▶ [Code that draws figures]
+ + + + + + +
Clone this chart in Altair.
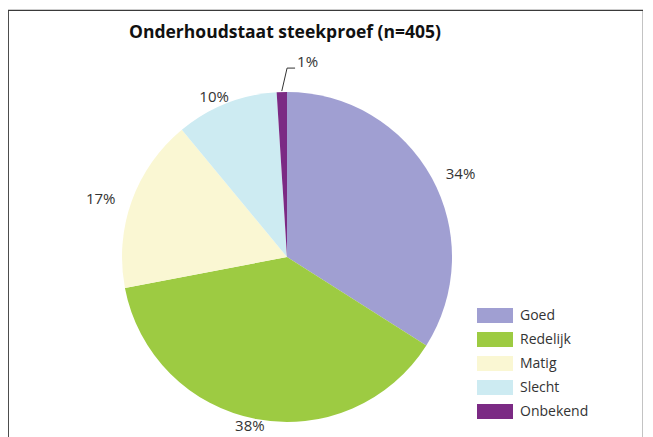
import altair as alt
import pandas as pd

# ---- data ----
categories = ["Goed", "Redelijk", "Matig", "Slecht", "Onbekend"]
percentages = [34, 38, 17, 10, 1]
colors = ["#a09fd2", "#9dcb42", "#faf7d3", "#cdebf2", "#7b2a84"]
title_text = "Onderhoudstaat steekproef (n=405)"

df = pd.DataFrame({
    "categorie": categories,
    "pct": percentages,
    "volgorde": list(range(len(categories))),
})

FONT = "Open Sans"
TEXT_COLOR = "#333333"
CX, CY, R = 279, 247, 165     # pie centre / radius in view pixels
RX, RY = 198, 172             # label ring

base = alt.Chart(df)

pie = base.mark_arc(outerRadius=R).encode(
    theta=alt.Theta("pct:Q", stack=True),
    color=alt.Color(
        "categorie:N",
        scale=alt.Scale(domain=categories, range=colors),
        legend=alt.Legend(
            title=None, orient="none", legendX=479.5, legendY=298,
            symbolType="M-2.4,-1H2.4V1H-2.4Z", symbolSize=225,
            symbolStrokeWidth=0, labelFont=FONT, labelFontSize=14,
            labelColor=TEXT_COLOR, labelOffset=17.5, rowPadding=9, padding=0,
        ),
    ),
    order=alt.Order("volgorde:Q"),
    x=alt.value(CX),
    y=alt.value(CY),
)

lab_base = base.transform_window(
    cum="sum(pct)", sort=[alt.SortField("volgorde")], frame=[None, 0]
).transform_joinaggregate(
    total="sum(pct)"
).transform_calculate(
    mid="2*PI*(datum.cum - datum.pct/2)/datum.total",
    small="datum.pct < 3",
    label="datum.pct + '%'",
)

big_labels = lab_base.transform_filter("!datum.small").transform_calculate(
    lx=f"{CX} + {RX}*sin(datum.mid)",
    ly=f"{CY} - {RY}*cos(datum.mid)",
).mark_text(font=FONT, fontSize=15, color=TEXT_COLOR).encode(
    x=alt.X("lx:Q", scale=None, axis=None),
    y=alt.Y("ly:Q", scale=None, axis=None),
    text="label:N",
)

small = lab_base.transform_filter("datum.small").transform_calculate(
    x1=f"{CX} + {R + 1}*sin(datum.mid)",
    y1=f"{CY} - {R + 1}*cos(datum.mid)",
    x2=f"{CX} + {R + 24}*sin(datum.mid) + 6",
    y2=f"{CY} - {R + 24}*cos(datum.mid)",
    x3=f"{CX} + {R + 24}*sin(datum.mid) + 14",
)

leader1 = small.mark_rule(color=TEXT_COLOR, strokeWidth=1).encode(
    x=alt.X("x1:Q", scale=None, axis=None),
    y=alt.Y("y1:Q", scale=None, axis=None),
    x2="x2:Q", y2="y2:Q",
)
leader2 = small.mark_rule(color=TEXT_COLOR, strokeWidth=1).encode(
    x=alt.X("x2:Q", scale=None, axis=None),
    y=alt.Y("y2:Q", scale=None, axis=None),
    x2="x3:Q",
)
small_label = small.mark_text(
    font=FONT, fontSize=15, color=TEXT_COLOR, align="left", dx=2, dy=-6
).encode(
    x=alt.X("x3:Q", scale=None, axis=None),
    y=alt.Y("y2:Q", scale=None, axis=None),
    text="label:N",
)

title = alt.Chart(pd.DataFrame({"t": [title_text]})).mark_text(
    font=FONT, fontSize=17.5, fontWeight="bold", color="#111111", baseline="alphabetic"
).encode(x=alt.value(277), y=alt.value(28), text="t:N")

chart = alt.layer(pie, big_labels, leader1, leader2, small_label, title).properties(
    width=635, height=428, autosize="none",
    padding={"left": 0, "top": 2, "right": 0, "bottom": 0},
).configure_view(stroke="#3a3a3a", strokeWidth=1.2)

chart.save("out.html", embed_options={"renderer": "svg", "actions": False})
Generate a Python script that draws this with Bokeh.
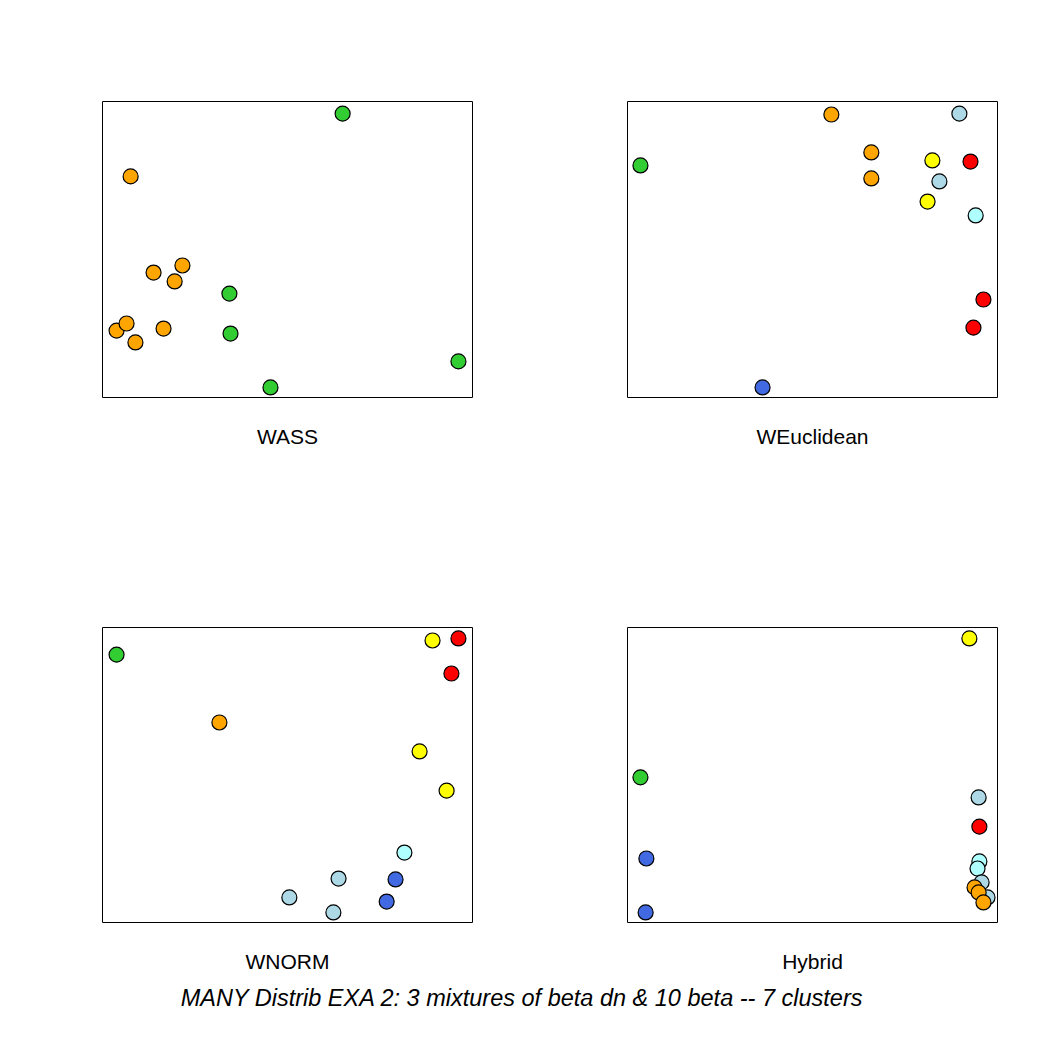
+ + + + + + +
▶ [Directive]
Write out each line of the listing above, exactly, from its first line to the line holding "base = alt.Chart(df)", inclusive. Skip the pictures.

▶ [Exercise answer]
Clone this chart in Altair.
import altair as alt
import pandas as pd

# ---- data ----
categories = ["Goed", "Redelijk", "Matig", "Slecht", "Onbekend"]
percentages = [34, 38, 17, 10, 1]
colors = ["#a09fd2", "#9dcb42", "#faf7d3", "#cdebf2", "#7b2a84"]
title_text = "Onderhoudstaat steekproef (n=405)"

df = pd.DataFrame({
    "categorie": categories,
    "pct": percentages,
    "volgorde": list(range(len(categories))),
})

FONT = "Open Sans"
TEXT_COLOR = "#333333"
CX, CY, R = 279, 247, 165     # pie centre / radius in view pixels
RX, RY = 198, 172             # label ring

base = alt.Chart(df)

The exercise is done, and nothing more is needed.